Oct 10 2017
SUNY Downstate Medical Center has been awarded a $10 million grant from the National Institutes of Health (NIH) to form a translational health disparities research program, with a focus on recruiting and training underrepresented minority scientists.
Funding will provide resources for junior faculty endowments, research fellowships, and recruitment of underrepresented minority students from area partner colleges to study translational health disparities and population health research. This is the first major endowment awarded to the Downstate campus under the tenures of both SUNY Chancellor Kristina M. Johnson and SUNY Downstate President Dr. Wayne J. Riley.
"Minority communities that are vulnerable to health disparities are often the same groups that are underrepresented in biomedical research," SUNY Chancellor Kristina M. Johnson said. "It is SUNY's responsibility as a public institution of higher learning to identify solutions to this imbalance and create opportunities for more minority researchers to pursue their passion in the medical professions in the state of New York. It is only fitting that SUNY lead the way, and I thank President Riley and the team at SUNY Downstate for attracting the funding needed to support this innovative program."

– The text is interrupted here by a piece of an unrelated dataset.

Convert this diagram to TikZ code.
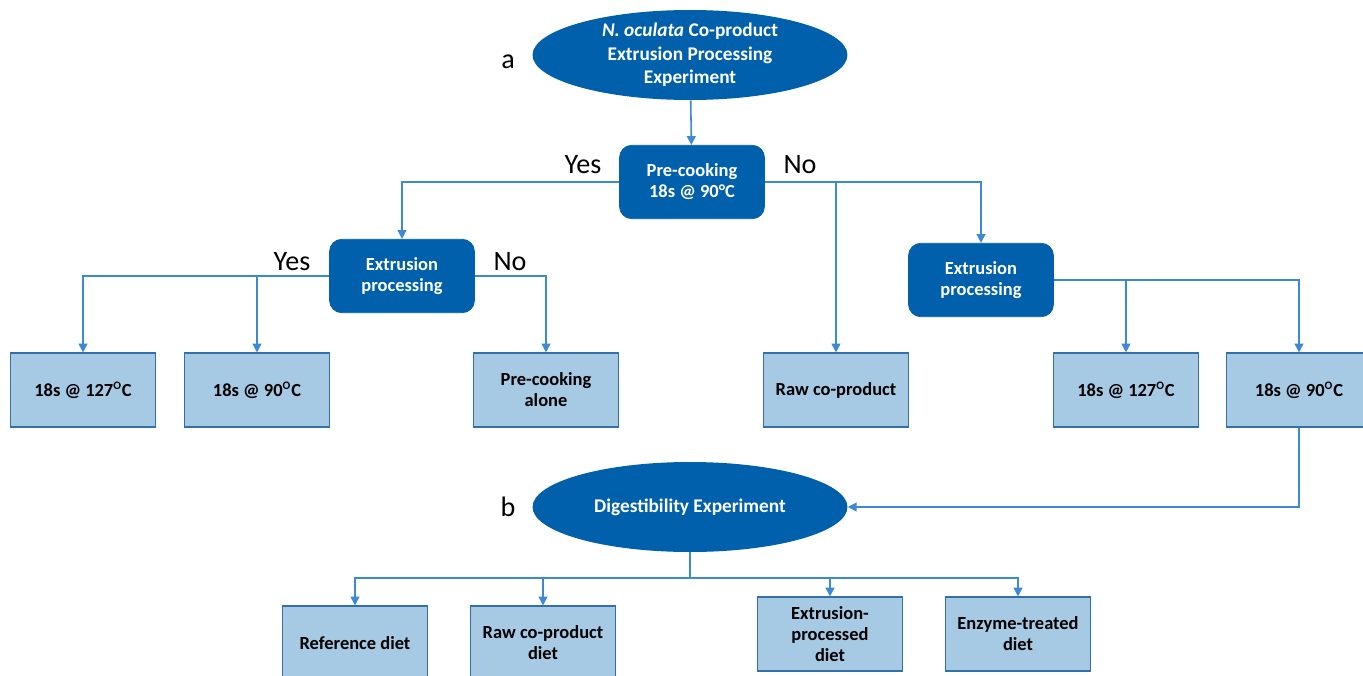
\documentclass[tikz,border=0pt]{standalone}
\usepackage{fontspec}
\setmainfont{Carlito}
\usepackage{tikz}
\usetikzlibrary{arrows.meta, shapes.geometric}

\definecolor{darkblue}{HTML}{0060AC}
\definecolor{lightblue}{HTML}{A6C9E4}
\definecolor{boxline}{HTML}{3470A8}
\definecolor{linkblue}{HTML}{3C8AD4}

% small raised O used as degree sign in the boxes
\newcommand{\degO}{\textsuperscript{\fontsize{6.5}{7}\selectfont O}}

\tikzset{
    experiment/.style={ellipse, fill=darkblue, text=white, inner sep=0pt,
        minimum width=6.3cm, minimum height=1.8cm, align=center,
        font=\bfseries\fontsize{11}{13.3}\selectfont},
    decision/.style={rectangle, rounded corners=7pt, fill=darkblue, draw=darkblue,
        text=white, minimum width=2.9cm, minimum height=1.47cm, align=center,
        font=\bfseries\fontsize{10.5}{12}\selectfont},
    outcome/.style={rectangle, fill=lightblue, draw=boxline, line width=0.9pt,
        minimum width=2.9cm, minimum height=1.47cm, align=center,
        font=\bfseries\fontsize{10.5}{12}\selectfont},
    answer/.style={font=\fontsize{16}{18}\selectfont},
    link/.style={draw=linkblue, line width=0.9pt,
        -{Triangle[length=5pt, width=5pt]}}
}

\begin{document}
\begin{tikzpicture}[x=0.02cm, y=-0.02cm]

    % Page size of the reference
    \useasboundingbox (0,0) rectangle (1363,676);

    % Part a: processing experiment
    \node[experiment] (extrusionexp) at (690,55)
        {\textit{N. oculata} Co-product\\Extrusion Processing\\Experiment};
    \node[answer] (labela) at (508,62) {a};

    \node[decision] (precook) at (692,182) {Pre-cooking\\18s @ 90°C};
    \node[answer] (yestop) at (583,165) {Yes};
    \node[answer] (notop) at (800,165) {No};

    \node[decision] (extleft) at (402,276) {Extrusion\\processing};
    \node[answer] (yesleft) at (292,262) {Yes};
    \node[answer] (noleft) at (510,262) {No};

    \node[decision] (extright) at (981,280) {Extrusion\\processing};

    % Outcomes of the processing
    \node[outcome] (hotpre) at (83,390) {18s @ 127\degO C};
    \node[outcome] (warmpre) at (257,390) {18s @ 90\degO C};
    \node[outcome] (preonly) at (546,390) {Pre-cooking\\alone};
    \node[outcome] (raw) at (836,390) {Raw co-product};
    \node[outcome] (hotraw) at (1126,390) {18s @ 127\degO C};
    \node[outcome] (warmraw) at (1299,390) {18s @ 90\degO C};

    % Part b: digestibility experiment
    \node[experiment] (digestexp) at (690,507) {Digestibility Experiment};
    \node[answer] (labelb) at (508,507) {b};
    \coordinate (fork) at (690,578);

    \node[outcome] (refdiet) at (355,643) {Reference diet};
    \node[outcome] (rawdiet) at (543,643) {Raw co-product\\diet};
    \node[outcome] (extdiet) at (830,634) {Extrusion-\\processed\\diet};
    \node[outcome] (enzdiet) at (1018,634) {Enzyme-treated\\diet};

    % Connectors of part a
    \draw[link] (extrusionexp) -- (precook);
    \draw[link] (precook.west) -| (extleft.north);
    \draw[link] (precook.east) -| (extright.north);
    \draw[link] (precook.east -| raw.north) -- (raw.north);

    \draw[link] (extleft.west) -| (hotpre.north);
    \draw[link] (extleft.west -| warmpre.north) -- (warmpre.north);
    \draw[link] (extleft.east) -| (preonly.north);

    \draw[link] (extright.east) -| (warmraw.north);
    \draw[link] (extright.east -| hotraw.north) -- (hotraw.north);

    % From part a to part b
    \draw[link] (warmraw.south) |- (digestexp.east);

    % Connectors of part b
    \draw[draw=linkblue, line width=0.9pt] (digestexp.south) -- (fork);
    \foreach \diet in {refdiet, rawdiet, extdiet, enzdiet}
        \draw[link] (fork) -| (\diet.north);

\end{tikzpicture}
\end{document}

The TRANSPORT Program funded by the award will be led by principal investigators Carlos N. Pato, MD, dean of the College of Medicine at Downstate; President Wayne J. Riley, MD, MPH, MBA, MACP; and Moro O. Salifu, MD, MPH, MBA, MACP, chair of medicine and a director of BHDC.
"We must train and employ more minority researchers to study the problem of minority health disparities," SUNY Downstate President Riley said. "The TRANSPORT program at Downstate is an important step in advancing social justice and addressing racial and ethnic disparities through our public institutions. This program is just another proud achievement for the SUNY System. I am confident that through this effort, we will begin to create new generations of researchers to study obstacles to access, education, and equity that disproportionately impact minorities and are pervasive in health care."
SUNY Downstate's TRANSPORT program was awarded the $10 million endowment over six years by the National Institute on Minority Health and Health Disparities of the National Institutes of Health. The endowment will enable the TRANSPORT program to support as many as three new faculty and six research fellows per year, and, as the program reaches full capacity, recruit 25 new underrepresented minority students per year from area colleges.